Donegal Group (DGICA) reported mixed Q2 2025 earnings, with earnings per share (EPS) of $0.43 exceeding analyst expectations by 9.72%, signaling strong profitability and underwriting discipline with a combined ratio of 94.6%. However, revenue of $233.81 million missed forecasts by 7.76%, attributed to a softening insurance market, competitive pressures, and strategic shedding of less profitable business. The stock declined 6.16% in regular trading, reflecting investor concerns over the revenue shortfall, even as the company emphasized ongoing systems modernization and a focus on profitable growth strategies.

Analysis

Donegal Group (DGICA) presented a mixed financial picture for Q2 2025, characterized by strong underlying profitability that was overshadowed by top-line growth challenges.
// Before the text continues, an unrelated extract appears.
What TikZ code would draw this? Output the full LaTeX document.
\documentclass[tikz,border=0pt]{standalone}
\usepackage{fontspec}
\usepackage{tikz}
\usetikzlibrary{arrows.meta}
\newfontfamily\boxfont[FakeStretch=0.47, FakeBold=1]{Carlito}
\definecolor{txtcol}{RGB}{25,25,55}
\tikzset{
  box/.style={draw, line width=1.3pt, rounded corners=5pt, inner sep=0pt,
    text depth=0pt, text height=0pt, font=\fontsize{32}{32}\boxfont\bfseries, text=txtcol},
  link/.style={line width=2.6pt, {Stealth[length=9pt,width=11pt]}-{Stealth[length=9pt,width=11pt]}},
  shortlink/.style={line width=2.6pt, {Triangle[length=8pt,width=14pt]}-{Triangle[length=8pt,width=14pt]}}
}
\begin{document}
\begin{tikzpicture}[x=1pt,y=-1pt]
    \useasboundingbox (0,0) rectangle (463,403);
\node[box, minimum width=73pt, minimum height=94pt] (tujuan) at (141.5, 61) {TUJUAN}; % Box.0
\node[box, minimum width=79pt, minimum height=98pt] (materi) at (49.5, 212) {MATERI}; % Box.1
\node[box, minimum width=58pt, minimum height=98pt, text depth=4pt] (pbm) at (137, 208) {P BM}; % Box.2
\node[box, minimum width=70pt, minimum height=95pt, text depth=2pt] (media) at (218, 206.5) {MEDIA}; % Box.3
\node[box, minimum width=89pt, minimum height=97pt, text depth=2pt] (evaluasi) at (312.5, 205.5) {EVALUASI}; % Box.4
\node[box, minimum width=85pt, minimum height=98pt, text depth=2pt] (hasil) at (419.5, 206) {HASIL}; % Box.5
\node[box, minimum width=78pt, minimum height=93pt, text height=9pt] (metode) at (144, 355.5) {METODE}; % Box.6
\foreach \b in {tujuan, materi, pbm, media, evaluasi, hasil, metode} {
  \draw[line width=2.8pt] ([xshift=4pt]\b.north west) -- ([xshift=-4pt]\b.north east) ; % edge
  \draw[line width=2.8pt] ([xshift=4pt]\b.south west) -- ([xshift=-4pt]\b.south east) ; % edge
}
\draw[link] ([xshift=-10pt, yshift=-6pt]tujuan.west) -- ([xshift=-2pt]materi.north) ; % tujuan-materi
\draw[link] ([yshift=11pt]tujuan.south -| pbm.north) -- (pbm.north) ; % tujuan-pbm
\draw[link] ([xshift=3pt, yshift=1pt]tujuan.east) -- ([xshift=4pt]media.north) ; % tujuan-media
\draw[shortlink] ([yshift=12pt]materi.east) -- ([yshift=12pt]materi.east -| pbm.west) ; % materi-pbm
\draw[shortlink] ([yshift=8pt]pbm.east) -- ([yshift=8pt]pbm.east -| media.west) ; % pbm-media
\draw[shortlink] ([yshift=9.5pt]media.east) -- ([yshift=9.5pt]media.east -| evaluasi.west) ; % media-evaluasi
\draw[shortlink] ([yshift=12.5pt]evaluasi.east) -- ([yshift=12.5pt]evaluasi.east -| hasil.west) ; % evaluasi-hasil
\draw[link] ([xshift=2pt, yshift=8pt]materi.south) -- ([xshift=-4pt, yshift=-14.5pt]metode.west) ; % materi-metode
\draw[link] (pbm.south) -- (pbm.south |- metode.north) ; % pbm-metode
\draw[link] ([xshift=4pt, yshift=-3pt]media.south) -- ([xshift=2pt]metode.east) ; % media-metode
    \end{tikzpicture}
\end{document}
The company reported an earnings per share of $0.43, handily beating analyst consensus by 9.72%, driven by disciplined underwriting as evidenced by a significantly improved combined ratio of 97.7% versus 103% in the prior-year quarter. This operational strength translated into a substantial increase in after-tax net income to $16.9 million from $4.2 million year-over-year. However, revenue of $233.81 million missed forecasts by 7.76%, and net premiums written declined 5.4%, reflecting a deliberate strategy of shedding less profitable business, competitive pressures in a softening insurance market, and the nonrenewal of a legacy book of business. Management acknowledged failing to meet premium growth projections but pointed to the near-completion of a major systems modernization project as a future catalyst for efficiency and competitiveness. Furthermore, the investment portfolio is providing a growing tailwind, with net investment income up 13.3% and cash flows being reinvested at significantly higher yields (5.67%), which is projected to boost annual income. The market's negative reaction, a 6.16% stock decline, indicates that investor concerns regarding the revenue miss and the path back to sustainable growth currently outweigh the positive signals from improved profitability and expense management.